On December 22, 2020, the Securities and Exchange Commission (SEC) filed a lawsuit against Ripple Labs' executives Christian Larsen and Bradley Garlinghouse, in what is later to be known as the "Cryptocurrency Trial of the Century." Shrouded in mystery, the case was filed a day before Jay Clayton stepped down as SEC chairman. Strangely, the votes among the commissioners were not unanimous. Two out of the five commissioners did not agree that XRP is a security and hence, should not require SEC regulation. To add more to this controversial case, Clayton joined a large firm invested in Bitcoin and Ethereum, XRP’s competitors in the crypto market. Some analysts considered this move as a conflict of interest of the case he hastily filed and left.
While the case is far from over, it had its twists and turns. Judges handling the case had different perspectives on the matter. Adding to more complications were SEC prosecutors who are keen on pinning down Ripple with their set of arguments. More controversies and discoveries on both parties were thrown at the judges' tables. However, the most cunning of which was SEC overextending its powers to Ripple clients abroad, which Ripple argues to be a federal violation.
Recently, Ripple appointed former 43rd US Treasurer Rosie Rios to its board of directors and hired Kristina Campbell, a former fintech executive in Green Dot and PayNearMe as its chief financial officer. On the other hand, SEC will be introducing two new lawyers in the case. Nonetheless, if Atty. John Deaton’s Motion to Intervene gets through, the case will be more interesting as XRP holders will have their voices heard.
The Question of Security
Although others would argue, Ether was a security when it was first offered. Vitalik Buterin and the Ethereum Foundation’s unregulated selling can thus be considered illegal. Nonetheless, the SEC never filed a case against the foundation as the former SEC Director of Corporate Finance William Hinman identified Ether as an asset or commodity rather than a security in 2018. Speaking at Yahoo Finance’s All Market Summit: Crypto, he argued that based on his “...understanding of the present state of Ether, the Ethereum network and its decentralized structure, current offers and sales of Ether are not securities transactions." In that same year, the SEC filed a class-action suit against Ripple Labs for allegedly selling XRP coins, which it vaguely deemed as a security. This lack of clarity in the SEC threatens the whole state of the crypto industry.

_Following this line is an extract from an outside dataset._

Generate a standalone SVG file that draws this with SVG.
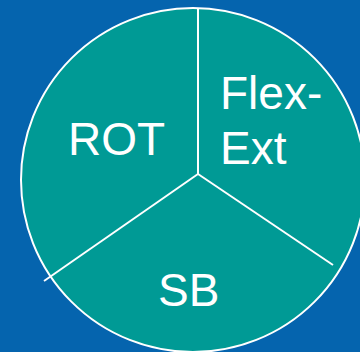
<svg xmlns="http://www.w3.org/2000/svg" width="360" height="352" viewBox="0 0 360 352">
  <style>
    .lbl { font-family: "Liberation Sans", Arial, sans-serif; font-size: 46px; fill: #ffffff; }
    .div { stroke: #ffffff; stroke-width: 2; fill: none; }
  </style>
  <rect width="360" height="352" fill="#0564AE"/>
  <g id="wheel">
    <circle cx="193" cy="180" r="172" fill="#009A95" stroke="#ffffff" stroke-width="2"/>
  </g>
  <g id="connectors">
    <line class="div" x1="198" y1="8" x2="198" y2="174"/>
    <line class="div" x1="198" y1="174" x2="44" y2="281"/>
    <line class="div" x1="198" y1="174" x2="333" y2="265"/>
  </g>
  <g id="rot">
    <text class="lbl" x="68" y="155">ROT</text>
  </g>
  <g id="flex-ext">
    <text class="lbl" x="220" y="109">Flex-</text>
    <text class="lbl" x="220" y="164">Ext</text>
  </g>
  <g id="sb">
    <text class="lbl" x="158" y="306">SB</text>
  </g>
</svg>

SEC Chair Gary Gensler spoke for the first time regarding crypto. He briefly mentioned imposing certain regulations in crypto exchanges to protect investors during a recent Congress session. This should be a welcome move from Gensler to put a stop to illegal and shady transactions. With his knowledge, he should be able to address the lack of clarity in cryptocurrency classification. The SEC’s plan to put XRP under the 88-year-old Howie Test is ridiculous considering the current nature of the product which is nonexistent in the 1930s. Finally, the SEC should be reminded of its tenet: “The mission of the SEC is to protect investors; maintain fair, orderly, and efficient markets; and facilitate capital formation. The SEC strives to promote a market environment that is worthy of the public's trust."